**What this task involves:**
Retype everything from the line that contains "The picture is" down to the line that contains "Line, XAxis, YAxis", inclusive, without altering or adding anything.

━━━━━━━━━━━━━━━━━━━━━━━━━━━━━━

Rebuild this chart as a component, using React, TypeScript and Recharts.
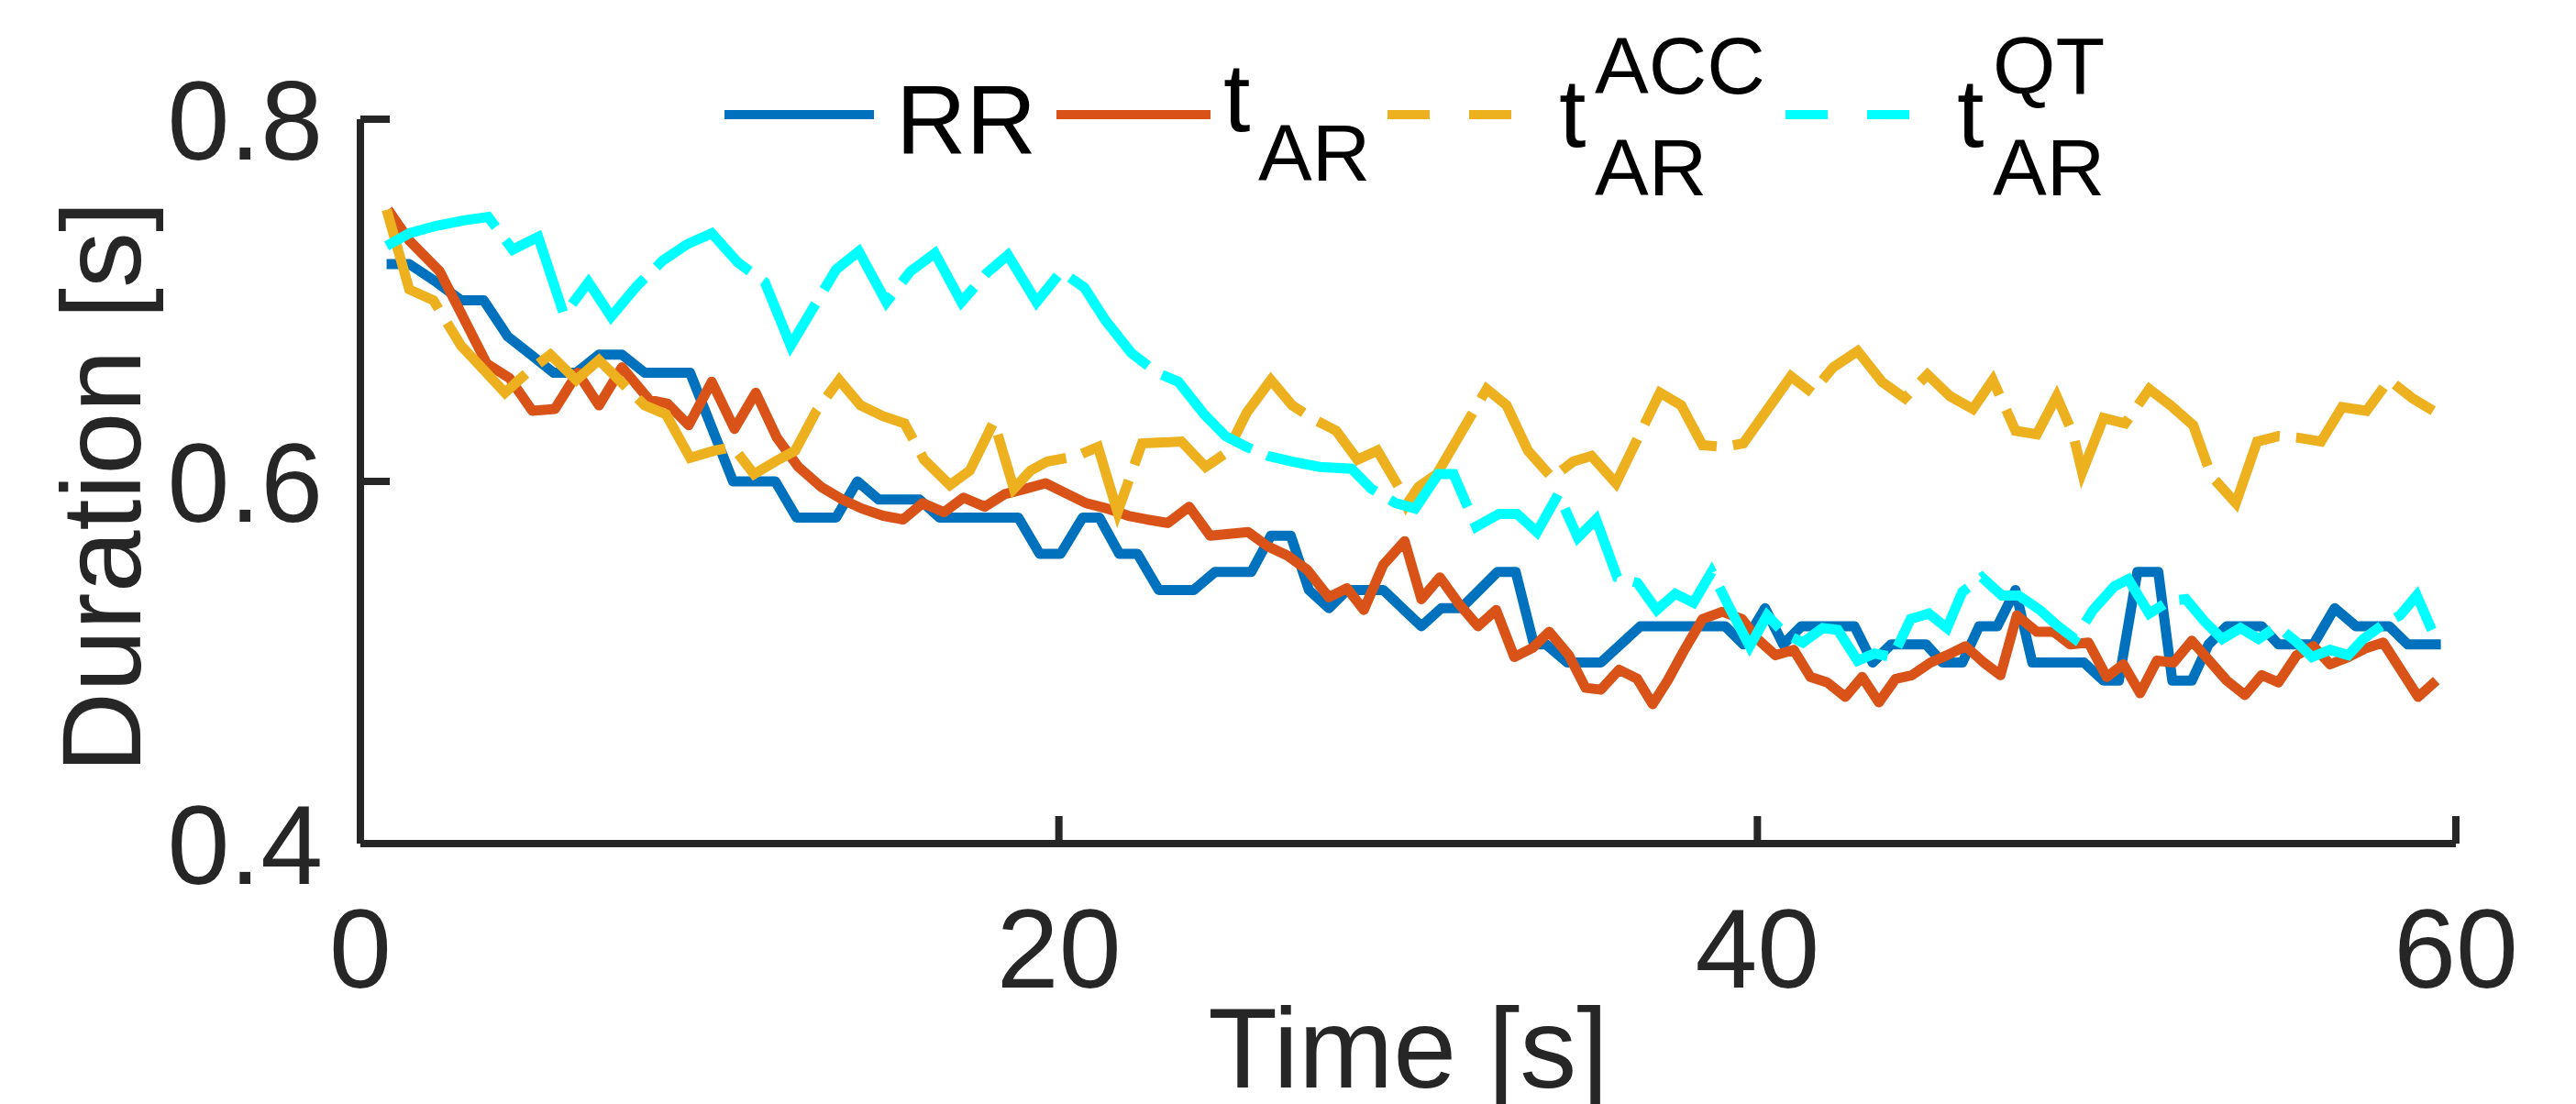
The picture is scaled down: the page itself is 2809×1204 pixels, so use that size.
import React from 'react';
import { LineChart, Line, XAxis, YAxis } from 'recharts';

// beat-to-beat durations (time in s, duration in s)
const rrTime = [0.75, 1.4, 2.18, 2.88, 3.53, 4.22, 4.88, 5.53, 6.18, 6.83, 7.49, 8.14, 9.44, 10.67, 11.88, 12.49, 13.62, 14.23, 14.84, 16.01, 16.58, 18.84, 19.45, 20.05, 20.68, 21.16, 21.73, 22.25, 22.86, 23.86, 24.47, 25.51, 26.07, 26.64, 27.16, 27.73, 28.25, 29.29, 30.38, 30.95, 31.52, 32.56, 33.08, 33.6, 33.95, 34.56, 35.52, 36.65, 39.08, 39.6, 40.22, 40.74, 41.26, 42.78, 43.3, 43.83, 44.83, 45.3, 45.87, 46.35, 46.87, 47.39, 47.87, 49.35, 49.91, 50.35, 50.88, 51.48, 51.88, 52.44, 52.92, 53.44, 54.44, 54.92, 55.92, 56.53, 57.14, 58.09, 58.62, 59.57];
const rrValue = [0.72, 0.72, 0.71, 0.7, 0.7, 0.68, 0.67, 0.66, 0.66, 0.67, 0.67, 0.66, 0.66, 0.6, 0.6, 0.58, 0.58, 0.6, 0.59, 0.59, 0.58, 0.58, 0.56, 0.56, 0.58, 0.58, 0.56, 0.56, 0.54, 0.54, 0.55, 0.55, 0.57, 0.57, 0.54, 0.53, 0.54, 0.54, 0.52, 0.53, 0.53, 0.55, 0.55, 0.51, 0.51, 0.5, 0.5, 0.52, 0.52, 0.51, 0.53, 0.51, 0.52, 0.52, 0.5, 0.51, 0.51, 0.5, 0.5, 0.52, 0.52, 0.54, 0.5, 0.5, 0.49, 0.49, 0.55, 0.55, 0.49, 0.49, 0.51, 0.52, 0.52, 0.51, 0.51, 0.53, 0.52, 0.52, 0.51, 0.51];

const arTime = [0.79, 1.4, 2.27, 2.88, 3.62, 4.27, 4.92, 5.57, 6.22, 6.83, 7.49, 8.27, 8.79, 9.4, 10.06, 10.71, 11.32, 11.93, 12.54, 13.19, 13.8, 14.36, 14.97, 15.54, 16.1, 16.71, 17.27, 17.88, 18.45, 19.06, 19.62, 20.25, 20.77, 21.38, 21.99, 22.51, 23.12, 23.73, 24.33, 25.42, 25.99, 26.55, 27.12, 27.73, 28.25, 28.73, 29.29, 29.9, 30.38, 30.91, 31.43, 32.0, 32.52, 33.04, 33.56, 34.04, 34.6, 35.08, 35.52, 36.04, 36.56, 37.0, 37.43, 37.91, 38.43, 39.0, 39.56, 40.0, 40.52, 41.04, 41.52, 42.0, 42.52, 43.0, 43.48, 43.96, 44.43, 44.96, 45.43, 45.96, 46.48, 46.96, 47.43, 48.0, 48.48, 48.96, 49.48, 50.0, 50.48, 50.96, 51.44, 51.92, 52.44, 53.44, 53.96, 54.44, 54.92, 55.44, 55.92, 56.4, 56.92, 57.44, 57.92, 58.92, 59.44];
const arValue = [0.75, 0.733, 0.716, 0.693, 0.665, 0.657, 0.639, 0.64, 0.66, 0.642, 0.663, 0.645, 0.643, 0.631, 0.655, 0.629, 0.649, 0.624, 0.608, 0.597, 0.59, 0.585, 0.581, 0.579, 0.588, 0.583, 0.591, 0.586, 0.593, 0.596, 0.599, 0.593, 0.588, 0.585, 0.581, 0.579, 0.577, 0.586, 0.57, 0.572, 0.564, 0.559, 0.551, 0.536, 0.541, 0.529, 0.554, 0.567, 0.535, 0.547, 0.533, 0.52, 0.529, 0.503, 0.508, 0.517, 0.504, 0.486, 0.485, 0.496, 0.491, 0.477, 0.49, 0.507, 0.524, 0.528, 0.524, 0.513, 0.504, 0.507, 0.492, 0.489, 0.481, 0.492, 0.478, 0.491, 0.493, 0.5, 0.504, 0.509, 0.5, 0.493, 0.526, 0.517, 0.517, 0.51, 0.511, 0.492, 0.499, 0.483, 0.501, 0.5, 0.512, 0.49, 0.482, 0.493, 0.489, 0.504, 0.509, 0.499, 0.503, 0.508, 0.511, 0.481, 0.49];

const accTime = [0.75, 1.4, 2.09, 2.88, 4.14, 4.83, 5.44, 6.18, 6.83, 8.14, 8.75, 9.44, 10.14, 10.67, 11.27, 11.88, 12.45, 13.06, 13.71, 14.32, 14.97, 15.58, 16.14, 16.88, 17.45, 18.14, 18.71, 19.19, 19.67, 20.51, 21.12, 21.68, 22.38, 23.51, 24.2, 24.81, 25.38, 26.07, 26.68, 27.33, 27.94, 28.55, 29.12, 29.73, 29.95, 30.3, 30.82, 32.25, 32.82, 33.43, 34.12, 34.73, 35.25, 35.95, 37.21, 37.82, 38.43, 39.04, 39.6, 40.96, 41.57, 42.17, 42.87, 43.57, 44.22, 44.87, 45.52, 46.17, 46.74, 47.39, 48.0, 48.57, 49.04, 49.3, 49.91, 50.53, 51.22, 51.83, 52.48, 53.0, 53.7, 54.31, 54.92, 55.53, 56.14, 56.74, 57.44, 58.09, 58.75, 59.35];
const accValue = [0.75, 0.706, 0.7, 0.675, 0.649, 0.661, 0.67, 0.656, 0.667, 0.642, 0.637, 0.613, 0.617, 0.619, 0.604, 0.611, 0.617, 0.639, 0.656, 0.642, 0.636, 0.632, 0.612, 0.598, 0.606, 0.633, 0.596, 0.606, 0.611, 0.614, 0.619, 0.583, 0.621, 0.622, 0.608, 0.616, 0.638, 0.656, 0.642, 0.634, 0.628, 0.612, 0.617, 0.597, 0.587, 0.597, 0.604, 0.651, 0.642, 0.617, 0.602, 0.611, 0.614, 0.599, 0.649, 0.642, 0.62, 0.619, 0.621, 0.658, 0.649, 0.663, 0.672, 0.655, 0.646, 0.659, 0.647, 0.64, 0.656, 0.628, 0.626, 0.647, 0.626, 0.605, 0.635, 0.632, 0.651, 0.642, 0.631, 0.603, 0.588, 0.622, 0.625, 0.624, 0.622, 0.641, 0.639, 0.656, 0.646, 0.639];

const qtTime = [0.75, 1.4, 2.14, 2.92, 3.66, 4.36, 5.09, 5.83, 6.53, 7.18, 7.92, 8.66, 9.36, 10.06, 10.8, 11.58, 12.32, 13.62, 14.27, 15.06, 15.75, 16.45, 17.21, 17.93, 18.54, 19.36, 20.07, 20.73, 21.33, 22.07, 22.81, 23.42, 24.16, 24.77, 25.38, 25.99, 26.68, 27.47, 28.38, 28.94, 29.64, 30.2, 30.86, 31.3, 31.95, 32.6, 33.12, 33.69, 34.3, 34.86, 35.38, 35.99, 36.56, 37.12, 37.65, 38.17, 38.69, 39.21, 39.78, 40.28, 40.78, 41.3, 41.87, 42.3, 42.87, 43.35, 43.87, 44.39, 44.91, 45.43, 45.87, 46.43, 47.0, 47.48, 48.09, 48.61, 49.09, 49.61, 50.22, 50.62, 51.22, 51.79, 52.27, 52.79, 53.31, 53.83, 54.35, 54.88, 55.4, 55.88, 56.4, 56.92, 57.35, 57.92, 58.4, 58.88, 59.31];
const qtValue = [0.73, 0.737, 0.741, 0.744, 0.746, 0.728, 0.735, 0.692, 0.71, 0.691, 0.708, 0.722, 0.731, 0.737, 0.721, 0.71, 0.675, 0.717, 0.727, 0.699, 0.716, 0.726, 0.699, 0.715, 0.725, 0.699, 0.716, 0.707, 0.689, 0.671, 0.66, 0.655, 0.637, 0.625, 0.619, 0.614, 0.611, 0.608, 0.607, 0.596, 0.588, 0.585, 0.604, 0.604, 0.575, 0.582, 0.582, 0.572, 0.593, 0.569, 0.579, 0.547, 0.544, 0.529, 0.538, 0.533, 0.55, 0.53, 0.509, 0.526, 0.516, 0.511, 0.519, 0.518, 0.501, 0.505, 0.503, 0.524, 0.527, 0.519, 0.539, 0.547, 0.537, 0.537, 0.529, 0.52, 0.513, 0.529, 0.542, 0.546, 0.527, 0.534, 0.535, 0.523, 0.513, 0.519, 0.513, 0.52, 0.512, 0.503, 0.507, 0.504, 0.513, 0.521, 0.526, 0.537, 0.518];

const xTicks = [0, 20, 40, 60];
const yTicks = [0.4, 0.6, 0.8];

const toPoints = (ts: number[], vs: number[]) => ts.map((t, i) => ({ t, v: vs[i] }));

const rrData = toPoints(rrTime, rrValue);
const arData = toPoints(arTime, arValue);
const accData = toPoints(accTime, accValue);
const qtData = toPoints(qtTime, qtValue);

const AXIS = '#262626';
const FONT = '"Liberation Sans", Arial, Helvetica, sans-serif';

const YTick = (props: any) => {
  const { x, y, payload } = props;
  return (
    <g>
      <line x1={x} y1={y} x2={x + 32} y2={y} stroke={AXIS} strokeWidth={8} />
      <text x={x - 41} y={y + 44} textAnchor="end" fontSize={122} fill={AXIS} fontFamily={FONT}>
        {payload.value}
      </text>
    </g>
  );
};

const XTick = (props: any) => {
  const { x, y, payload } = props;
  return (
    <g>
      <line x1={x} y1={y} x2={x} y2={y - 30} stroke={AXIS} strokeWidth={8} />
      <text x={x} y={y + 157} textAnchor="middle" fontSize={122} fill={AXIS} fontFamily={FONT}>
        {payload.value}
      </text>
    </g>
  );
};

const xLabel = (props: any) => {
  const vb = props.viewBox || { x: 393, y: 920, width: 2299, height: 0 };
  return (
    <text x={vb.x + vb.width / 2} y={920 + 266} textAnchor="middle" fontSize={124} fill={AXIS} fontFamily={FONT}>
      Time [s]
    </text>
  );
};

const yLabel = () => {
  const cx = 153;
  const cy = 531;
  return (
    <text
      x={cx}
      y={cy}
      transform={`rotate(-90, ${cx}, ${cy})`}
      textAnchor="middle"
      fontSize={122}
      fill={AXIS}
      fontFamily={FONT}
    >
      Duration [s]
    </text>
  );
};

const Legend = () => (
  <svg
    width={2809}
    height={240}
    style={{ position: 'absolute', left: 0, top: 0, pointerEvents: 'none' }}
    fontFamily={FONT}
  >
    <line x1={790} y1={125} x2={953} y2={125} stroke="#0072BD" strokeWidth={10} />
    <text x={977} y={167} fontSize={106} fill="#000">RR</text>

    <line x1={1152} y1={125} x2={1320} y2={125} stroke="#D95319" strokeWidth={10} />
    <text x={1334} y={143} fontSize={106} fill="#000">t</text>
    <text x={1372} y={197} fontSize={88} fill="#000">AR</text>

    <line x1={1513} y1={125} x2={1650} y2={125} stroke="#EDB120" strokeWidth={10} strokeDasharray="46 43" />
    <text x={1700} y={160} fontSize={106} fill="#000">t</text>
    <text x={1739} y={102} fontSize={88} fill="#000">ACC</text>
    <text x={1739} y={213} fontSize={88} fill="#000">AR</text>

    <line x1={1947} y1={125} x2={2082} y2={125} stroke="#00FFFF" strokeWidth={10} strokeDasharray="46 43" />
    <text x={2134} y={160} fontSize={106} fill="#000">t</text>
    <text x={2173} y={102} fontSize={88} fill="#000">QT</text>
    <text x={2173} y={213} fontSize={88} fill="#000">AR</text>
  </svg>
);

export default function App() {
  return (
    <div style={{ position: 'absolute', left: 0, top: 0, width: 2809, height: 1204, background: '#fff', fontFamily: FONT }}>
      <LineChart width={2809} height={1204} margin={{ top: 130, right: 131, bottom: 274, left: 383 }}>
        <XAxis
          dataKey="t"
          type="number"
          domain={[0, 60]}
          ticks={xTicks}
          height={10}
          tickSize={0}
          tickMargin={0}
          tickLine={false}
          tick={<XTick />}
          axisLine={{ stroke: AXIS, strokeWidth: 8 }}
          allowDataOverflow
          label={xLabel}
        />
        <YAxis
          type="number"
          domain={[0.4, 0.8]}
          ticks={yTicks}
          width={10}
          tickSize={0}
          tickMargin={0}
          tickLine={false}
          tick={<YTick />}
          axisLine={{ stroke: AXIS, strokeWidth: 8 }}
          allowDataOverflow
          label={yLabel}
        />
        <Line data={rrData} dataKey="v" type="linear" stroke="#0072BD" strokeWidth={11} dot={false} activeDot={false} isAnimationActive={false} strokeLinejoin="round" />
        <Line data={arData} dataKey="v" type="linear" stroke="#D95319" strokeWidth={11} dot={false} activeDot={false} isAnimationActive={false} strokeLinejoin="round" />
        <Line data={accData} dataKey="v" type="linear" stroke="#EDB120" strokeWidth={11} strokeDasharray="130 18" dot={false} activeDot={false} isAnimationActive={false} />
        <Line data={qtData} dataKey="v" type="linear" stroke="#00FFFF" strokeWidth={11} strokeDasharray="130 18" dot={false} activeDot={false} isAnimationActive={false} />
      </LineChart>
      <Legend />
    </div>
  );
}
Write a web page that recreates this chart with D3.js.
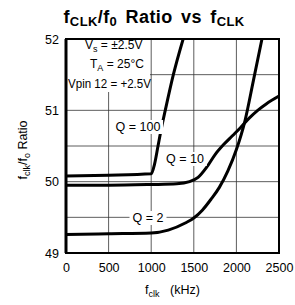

━━━━━━━━━━━━━━━━━━━━━━━━━━━━━━

**Task response:**
The picture is scaled down: the page itself is 2809×1204 pixels, so use that size.
import React from 'react';
import { LineChart, Line, XAxis, YAxis } from 'recharts';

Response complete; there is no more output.